- Directed by: Hans Billian
- Written by: Hans Billian
- Based on: Josephine Mutzenbacher
- Produced by: Gunter Otto
- Starring: Patricia Rhomberg
- Cinematography: Gunter Otto
- Music by: Dave Apfelbaum
- Distributed by: Herzog Filme
- Release date: 1976;
- Running time: 94 minutes
- Country: West Germany
- Language: German

= Sensational Janine =

1976 pornographic film by Hans Billian

Sensational Janine (Josefine Mutzenbacher... wie sie wirklich war - 1. Teil  ['Josefine Mutzenbacher... as she really was - Part 1']) is a 1976 West German hardcore costume drama-sex comedy film directed by Hans Billian.
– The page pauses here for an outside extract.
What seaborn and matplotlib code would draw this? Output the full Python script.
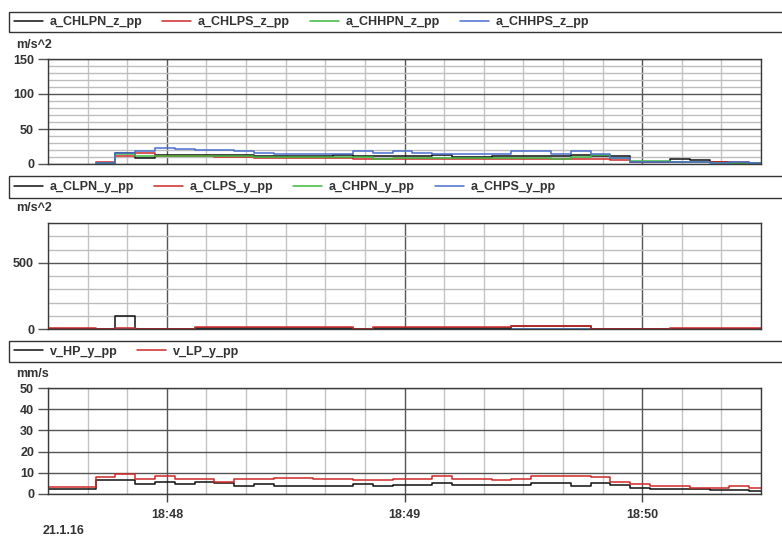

The film is an adaptation of the anonymous early 20th century novel Josephine Mutzenbacher on the sexual awakening of the eponymous and fictional fin-de-siècle Viennese courtesan.

==Background==
Sensational Janine was released in 1979 in the United States and features director Hans Billian's girlfriend Patricia Rhomberg in the lead role. Sensational Janine became the first pornographic film to feature a humorous Viennese German, which contributed significantly to its popularity among the German-speaking audience.

==Synopsis==
According to the 1982 book Adult Movies by Kent Smith, the film is based on the story of a turn-of-the-century woman, Josephine Mutzenbacher, "who became a famous London madam. The movie chronicles her life, from her first experience with eroticism to her eventual obsession with selling her body, and finally to the setting up of her own brothel."

==Legacy==
American pornographic film director and critic Jim Holliday has described this film as his "all time foreign favorite" adult film. According to The Film Journal, Sensational Janine was "one of the most successful foreign x-rated films ever to cross the Atlantic". The website TV-Kult says the film is "now considered one of the best porn films of all time". The website Pornoklassiker called it "possibly the best German pornographic film."